Public speaking–the words alone are enough to make most people cringe. Presenting can be nerve-wracking, no matter how many times you do it. And the advice to “picture the audience in their underwear,” while well-intentioned, has never helped me. That’s why I’m going to give you some concrete tips to improve your public speaking and, hopefully, your confidence too.
Do NOT read word-for-word off notes or slides.
Notes: It’s fine to reference notes, but you should not have your entire presentation typed out in paper format to read. It’s disengaging for your audience and suggests you don’t know what you’re talking about since you can’t discuss the topic freely.
Slides: Reading word-for-word from PowerPoint slides is even worse than reading from notes. If your slides contain more than an outline, I guarantee they’re messy and displeasing to the eye. Also, why should your audience listen to you if they can simply read the slides themselves? Your slides should highlight important points and help your audience follow along, not catalog your entire presentation.
Grab attention at the beginning, leave an impression at the end.
You need to open with a question or statement that peaks your audience’s curiosity.
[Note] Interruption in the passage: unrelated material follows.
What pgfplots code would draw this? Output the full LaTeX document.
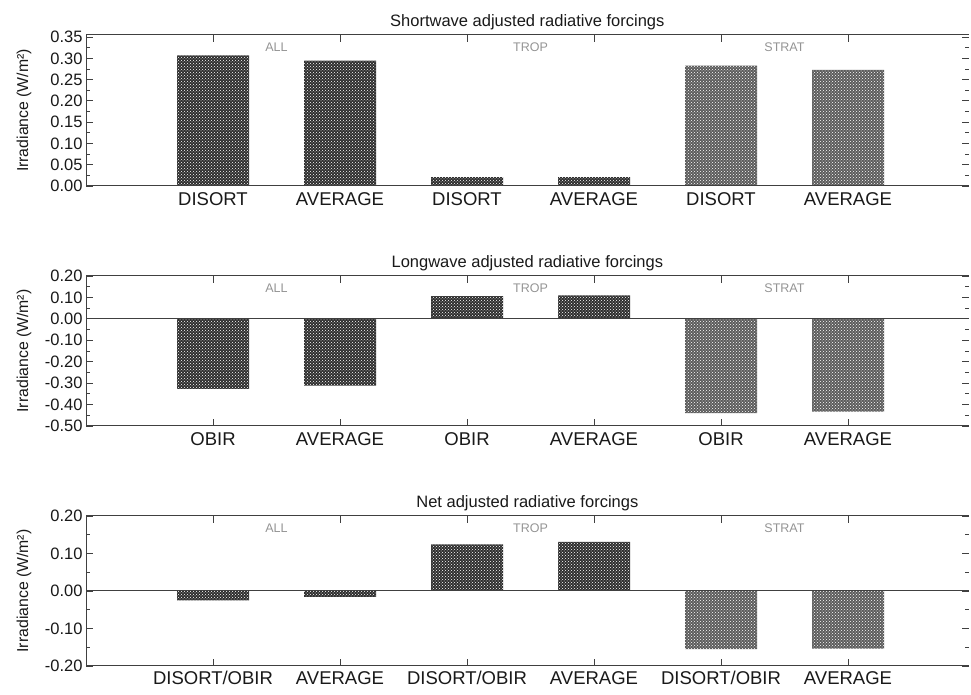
\documentclass[border=0pt]{standalone}
\usepackage{fontspec}
\setmainfont{Liberation Sans}
\usepackage{pgfplots}
\pgfplotsset{compat=1.18}
\usetikzlibrary{patterns}

\definecolor{framegray}{gray}{0.25}
\definecolor{grouptext}{gray}{0.58}

\pgfplotsset{
  forcing panel/.style={
    scale only axis,
    width=882.65pt, height=150pt,
    xmin=-1, xmax=5.95,
    xtick={0,...,5},
    axis line style={draw=none},
    tick style={draw=framegray, line width=0.9pt},
    major tick length=7pt, minor tick length=4pt,
    tick align=inside,
    minor y tick num=1,
    font=\fontsize{16.5}{18}\selectfont,
    yticklabel style={font=\fontsize{16.5}{18}\selectfont, text=black!90},
    xticklabel style={font=\fontsize{18.5}{20}\selectfont, text=black!90, yshift=-3pt},
    title style={font=\fontsize{16.5}{18}\selectfont, text=black!90, yshift=-4pt},
    ylabel={Irradiance (W/m²)},
    ylabel style={at={(axis description cs:-0.0703,0.5)}, anchor=center,
      text=black!90, font=\fontsize{15.8}{18}\selectfont},
    clip=false,
  },
  dark bar/.style={ybar, bar shift=0pt, bar width=72pt, draw=none,
    fill=black!82, postaction={pattern=crosshatch dots, pattern color=white}},
  light bar/.style={ybar, bar shift=0pt, bar width=72pt, draw=none,
    fill=black!64, postaction={pattern=crosshatch dots, pattern color=white}},
}

% frame: left, top and bottom edges only (the right side carries ticks alone)
\newcommand{\panelframe}{%
  \draw[framegray, line width=1pt] (rel axis cs:1,1) -- (rel axis cs:0,1)
    -- (rel axis cs:0,0) -- (rel axis cs:1,0);}
\newcommand{\zeroline}{%
  \draw[framegray, line width=1pt] (axis cs:-1,0) -- (axis cs:5.95,0);}
% region names ALL / TROP / STRAT over each pair of bars
\newcommand{\grouplabels}[1]{%
  \node[grouptext, font=\fontsize{12.5}{14}\selectfont, anchor=center]
    at ({axis cs:0.5,0}|-{rel axis cs:0,#1}) {ALL};
  \node[grouptext, font=\fontsize{12.5}{14}\selectfont, anchor=center]
    at ({axis cs:2.5,0}|-{rel axis cs:0,#1}) {TROP};
  \node[grouptext, font=\fontsize{12.5}{14}\selectfont, anchor=center]
    at ({axis cs:4.5,0}|-{rel axis cs:0,#1}) {STRAT};}

\begin{document}
\begin{tikzpicture}
\useasboundingbox (0pt,0pt) rectangle (971pt,695pt);

% ---------------- shortwave ----------------
\begin{axis}[forcing panel,
  at={(86pt,509pt)}, anchor=south west, height=151pt,
  ymin=0, ymax=0.355,
  ytick={0,0.05,0.10,0.15,0.20,0.25,0.30,0.35},
  yticklabels={0.00,0.05,0.10,0.15,0.20,0.25,0.30,0.35},
  xticklabels={DISORT,AVERAGE,DISORT,AVERAGE,DISORT,AVERAGE},
  title={Shortwave adjusted radiative forcings},
]
\addplot[dark bar] coordinates {(0,0.307) (1,0.295) (2,0.021) (3,0.021)};
\addplot[light bar] coordinates {(4,0.283) (5,0.273)};
\panelframe
\grouplabels{0.92}
\end{axis}

% ---------------- longwave ----------------
\begin{axis}[forcing panel,
  at={(86pt,269pt)}, anchor=south west,
  ymin=-0.5, ymax=0.2,
  ytick={-0.5,-0.4,-0.3,-0.2,-0.1,0,0.1,0.2},
  yticklabels={-0.50,-0.40,-0.30,-0.20,-0.10,0.00,0.10,0.20},
  xticklabels={OBIR,AVERAGE,OBIR,AVERAGE,OBIR,AVERAGE},
  title={Longwave adjusted radiative forcings},
]
\addplot[dark bar] coordinates {(0,-0.327) (1,-0.312) (2,0.106) (3,0.109)};
\addplot[light bar] coordinates {(4,-0.440) (5,-0.433)};
\panelframe
\zeroline
\grouplabels{0.92}
\end{axis}

% ---------------- net ----------------
\begin{axis}[forcing panel,
  at={(86pt,29pt)}, anchor=south west,
  ymin=-0.2, ymax=0.2,
  ytick={-0.2,-0.1,0,0.1,0.2},
  yticklabels={-0.20,-0.10,0.00,0.10,0.20},
  xticklabels={DISORT/OBIR,AVERAGE,DISORT/OBIR,AVERAGE,DISORT/OBIR,AVERAGE},
  xticklabel style={yshift=1pt},
  title={Net adjusted radiative forcings},
]
\addplot[dark bar] coordinates {(0,-0.025) (1,-0.016) (2,0.124) (3,0.131)};
\addplot[light bar] coordinates {(4,-0.155) (5,-0.154)};
\panelframe
\zeroline
\grouplabels{0.92}
\end{axis}
\end{tikzpicture}
\end{document}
Give them a reason to actively listen to you for the next x number of minutes. Similarly, close with something that will leave an impression, something they’ll remember you and your presentation by. For example, in a presentation about defining a company’s voice, I closed by explaining: “You should be able to identify a company through its written voice as easily you can hear my own and say, ‘That’s Courtney Brodeur.’”
Practice in a mirror.
What you have to say is important, but so is your delivery. Practice your presentation enough times that delivering it becomes second nature. Watch your body language in the mirror. Practice making eye contact, not fidgeting, and standing tall.